Kendisini "Hür yandaş gazete" olarak tanımlayan Diriliş Postası, başyazısında, “Lojmanlara bombalı araçla saldırıp 5 aylık bir bebeği öldürenin eylem fikri 1128 imzacıya aittir” diye yazdı.
“Toplumsal yapıyı bozmaya yönelik terör faaliyetlerini desteklemek, güçlendirmek ve yaygınlaşması için ortaya metin çıkarmak bir eve roket atıp 8 yaşında kızı öldürmekle aynı suçtur” denen yazıda, “PKK’nın silahlı gücü tamamen bitirilse o 1128 kişinin temsil zihniyeti yerine bir haftada daha beter bir örgütü kurabilir” ifadelerine yer verildi.
Diriliş Postası'nda yayımlanan başyazı şöyle:
1128 Akademisyen, şu kadar sanatçı, bilmem ne kadar tiyatrocu, falan miktar şarkıcı, filan miktar dizi şöhreti derken PKK’ya destek olmak için toplanan güruh konusunda hayati hatalar yapıyoruz.
Cizre’de, Silopi’de, Dargeçit’te Diyarbakır’ın Sur Mahallesinde ya da İstanbul Okmeydanı semtindeki bir hücre evinde kime karşı mücadele veriliyor? Mesele elinde silahlı olan bir avuç serseri midir gerçekten? Hamaney’den, Putin’den, Netenyahu’dan, Obama’dan, adada ki Kraliçe’den destek alan serseriler olması mı onları önemli yapıyor? Şiddetli patlamalar yapabilecek bombaları olan serseriler olsun, kendine bomba bağlayıp insanların içinde patlatacak kadar gözü dönmüş olsunlar. Hatta sayıları binleri aşmış olsun. Bunlar gerçekten dert midir? Derttir ama çözülemeyecek dert değildir.

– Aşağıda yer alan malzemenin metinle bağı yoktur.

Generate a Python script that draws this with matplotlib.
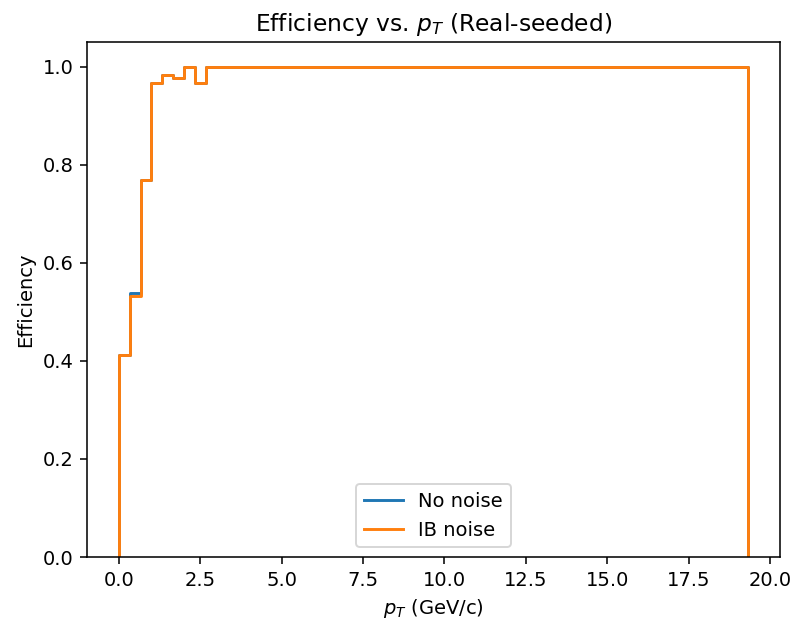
import matplotlib
matplotlib.use('Agg')
import matplotlib.pyplot as plt
import numpy as np

# pT bins: width 1/3 GeV/c from 0 to 19.33
bin_width = 1 / 3
n_bins = 58
eff_no_noise = [0.413, 0.539, 0.768, 0.966, 0.983, 0.978, 1.0, 0.966] + [1.0] * 50
eff_ib_noise = [0.413, 0.532, 0.768, 0.966, 0.983, 0.978, 1.0, 0.966] + [1.0] * 50
series_labels = ['No noise', 'IB noise']


def outline(vals):
    edges = np.arange(n_bins + 1) * bin_width
    x = np.repeat(edges, 2)
    y = np.concatenate([[0], np.repeat(vals, 2), [0]])
    return x, y


DPI = 140
fig, ax = plt.subplots(figsize=(794 / DPI, 621 / DPI), dpi=DPI)
for vals, lab in zip([eff_no_noise, eff_ib_noise], series_labels):
    ax.plot(*outline(vals), label=lab, lw=1.5)

ax.set_ylim(bottom=0)
ax.set_xlabel('$p_T$ (GeV/c)')
ax.set_ylabel('Efficiency')
ax.set_title('Efficiency vs. $p_T$ (Real-seeded)')
ax.legend(loc='lower center')
fig.subplots_adjust(left=0.11, right=0.982, top=0.932, bottom=0.103)
fig.savefig('out.png', dpi=DPI)
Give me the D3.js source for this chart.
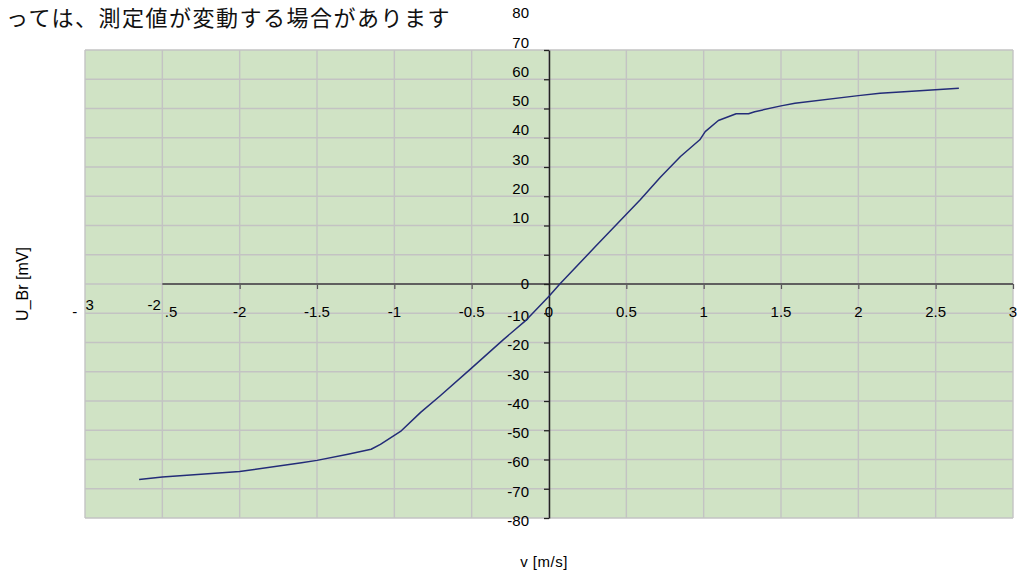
<!DOCTYPE html>
<html>
<head>
<meta charset="utf-8">
<script src="https://cdn.jsdelivr.net/npm/d3@7"></script>
<style>
  html, body { margin: 0; padding: 0; background: #fff; }
  svg { display: block; }
</style>
</head>
<body>
<svg id="chart" width="1021" height="576"></svg>
<script>
// Bridge voltage U_Br against flow velocity v
const velocity = [-2.65, -2.5, -2.0, -1.6, -1.5, -1.3, -1.15, -1.09, -0.96, -0.83, -0.705, -0.51, -0.295, -0.155, 0, 0.07, 0.3, 0.59, 0.72, 0.85, 0.975, 1.01, 1.095, 1.21, 1.29, 1.33, 1.5, 1.59, 2.0, 2.14, 2.27, 2.65];
const voltage  = [-66.8, -66.0, -64.1, -61.1, -60.3, -58.2, -56.5, -54.8, -50.4, -43.9, -38.3, -29.2, -19.0, -12.7, -4.2, 0, 12.8, 28.8, 36.5, 43.6, 49.3, 52.1, 55.9, 58.2, 58.2, 58.9, 60.9, 61.8, 64.4, 65.2, 65.6, 66.9];

const xTicks = [-3, -2.5, -2, -1.5, -1, -0.5, 0, 0.5, 1, 1.5, 2, 2.5, 3];
const yTicks = [-80, -70, -60, -50, -40, -30, -20, -10, 0, 10, 20, 30, 40, 50, 60, 70, 80];

const noteText = "っては、測定値が変動する場合があります";
const xTitle = "v [m/s]";
const yTitle = "U_Br [mV]";

const svg = d3.select("#chart");
const font = "'Liberation Sans', Arial, sans-serif";

const x = d3.scaleLinear().domain([-3, 3]).range([85, 1013]);
const y = d3.scaleLinear().domain([-80, 80]).range([518, 50]);

// plot area
svg.append("rect")
  .attr("x", x(-3)).attr("y", y(80))
  .attr("width", x(3) - x(-3)).attr("height", y(-80) - y(80))
  .attr("fill", "#d0e3c5");

// grid
svg.append("g").selectAll("line.h").data(yTicks).join("line")
  .attr("x1", x(-3)).attr("x2", x(3))
  .attr("y1", d => y(d)).attr("y2", d => y(d))
  .attr("stroke", "#c3c3c3").attr("stroke-width", 1.4);
svg.append("g").selectAll("line.v").data(xTicks).join("line")
  .attr("x1", d => x(d)).attr("x2", d => x(d))
  .attr("y1", y(80)).attr("y2", y(-80))
  .attr("stroke", "#c3c3c3").attr("stroke-width", 1.4);

// horizontal axis through zero
const xAxis = d3.axisBottom(x)
  .tickValues(xTicks.filter(d => d >= -2))
  .tickSize(5).tickFormat("");
const gx = svg.append("g").attr("transform", `translate(0,${y(0)})`).call(xAxis);
gx.select(".domain").remove();
gx.selectAll(".tick line").attr("stroke", "#555").attr("stroke-width", 1.2);
svg.append("line")
  .attr("x1", x(-2.5)).attr("x2", x(3))
  .attr("y1", y(0)).attr("y2", y(0))
  .attr("stroke", "#5f5f5f").attr("stroke-width", 2);

// vertical axis through zero
const yAxis = d3.axisLeft(y).tickValues(yTicks).tickSize(5).tickSizeOuter(0).tickFormat("");
const gy = svg.append("g").attr("transform", `translate(${x(0)},0)`).call(yAxis);
gy.select(".domain").attr("stroke", "#222").attr("stroke-width", 1.5);
gy.selectAll(".tick line").attr("stroke", "#222").attr("stroke-width", 1.3);

// x tick labels
const xl = svg.append("g").attr("font-family", font).attr("font-size", 15).attr("fill", "#000");
xTicks.forEach(t => {
  const txt = xl.append("text").attr("x", x(t)).attr("y", y(0) + 33).attr("text-anchor", "middle");
  const s = String(t);
  if (t === -3) {
    txt.append("tspan").text(s.slice(0, 1)).attr("dx", -2);
    txt.append("tspan").text("  " + s.slice(1)).attr("dy", -7).attr("xml:space", "preserve");
  } else if (t === -2.5) {
    txt.append("tspan").text(s.slice(0, 2)).attr("dy", -7);
    txt.append("tspan").text(s.slice(2)).attr("dy", 7).attr("dx", 4);
  } else {
    txt.text(s);
  }
});

// y tick labels
const yl = svg.append("g").attr("font-family", font).attr("font-size", 15).attr("fill", "#000");
yTicks.forEach(t => {
  const off = t > 0 ? -37 : (t < 0 ? 2.5 : 0);
  yl.append("text")
    .attr("x", x(0) - 20).attr("y", y(t) + off)
    .attr("dy", "0.36em")
    .attr("text-anchor", "end")
    .text(t);
});

// curve
const line = d3.line().x(d => x(d[0])).y(d => y(d[1]));
svg.append("path")
  .datum(velocity.map((v, i) => [v, voltage[i]]))
  .attr("d", line)
  .attr("fill", "none")
  .attr("stroke", "#232c78")
  .attr("stroke-width", 1.5)
  .attr("stroke-linejoin", "round");

// axis titles
svg.append("text")
  .attr("x", 544).attr("y", 567)
  .attr("text-anchor", "middle")
  .attr("font-family", font).attr("font-size", 15)
  .attr("letter-spacing", 0.5)
  .text(xTitle);
svg.append("text")
  .attr("transform", `translate(28,${284}) rotate(-90)`)
  .attr("text-anchor", "middle")
  .attr("font-family", font).attr("font-size", 16)
  .text(yTitle);

// note above the chart
svg.append("text")
  .attr("x", 6).attr("y", 26)
  .attr("text-anchor", "start")
  .attr("font-family", "'Noto Sans CJK JP', sans-serif")
  .attr("font-size", 22)
  .attr("letter-spacing", 1.5)
  .attr("fill", "#111")
  .text(noteText);
</script>
</body>
</html>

Bu meseleyi çözümü zor hale getiren terörün gerçek gücüne yoğunlaşarak çözebiliriz ancak. “Hedef gösteriliyoruz” diyerek yaygara yapacaklar. Kınanmak hedef gösterilmek değildir. İfade özgürlüğü varsa kınama özgürlüğü de vardır. Toplumsal yapıyı bozmaya yönelik terör faaliyetlerini desteklemek, güçlendirmek ve yaygınlaşması için ortaya metin çıkarmak bir eve roket atıp 8 yaşında kızı öldürmekle aynı suçtur. Lojmanlara bombalı araçla saldırıp 5 aylık bir bebeği öldürenin eylem fikri 1128 imzacıya aittir. Yapılabilir hatta yapılmak zorundadır diye “devrimci şiddet” e ikna edenler o teorisyenlerdir. Hitler arkasındaki entelektüel kadro dünyada eşi benzeri görülmemiş bir akademisyen ve sanatçı ordusuydu. PKK’nın arkasındaki “aydın” kadro da aynı Hitler’in aydın kadrosu gibi cinayetlere tevil etmekle kalmıyor yeni cinayetlerinin teorik zeminini hazırlıyorlar. PKK’nın silahlı gücü tamamen bitirilse o 1128 kişinin temsil zihniyeti yerine bir haftada daha beter bir örgütü kurabilir. 1908’de İmro Çetesi İstanbul’a saldırırken aynı kadro kapıları açmış ve onlara Bulgarca “ya istiklal ya ölüm diye” slogan ezberletmişlerdi. Şimdi PKK’ya hendek kazdırıyorlar. PKK destekçisi akademisyenleri suçlu yapan fikirlerini beyan etmeleri değil, katliamı tevil ederek yeni katliamlara teşvik etmeleri.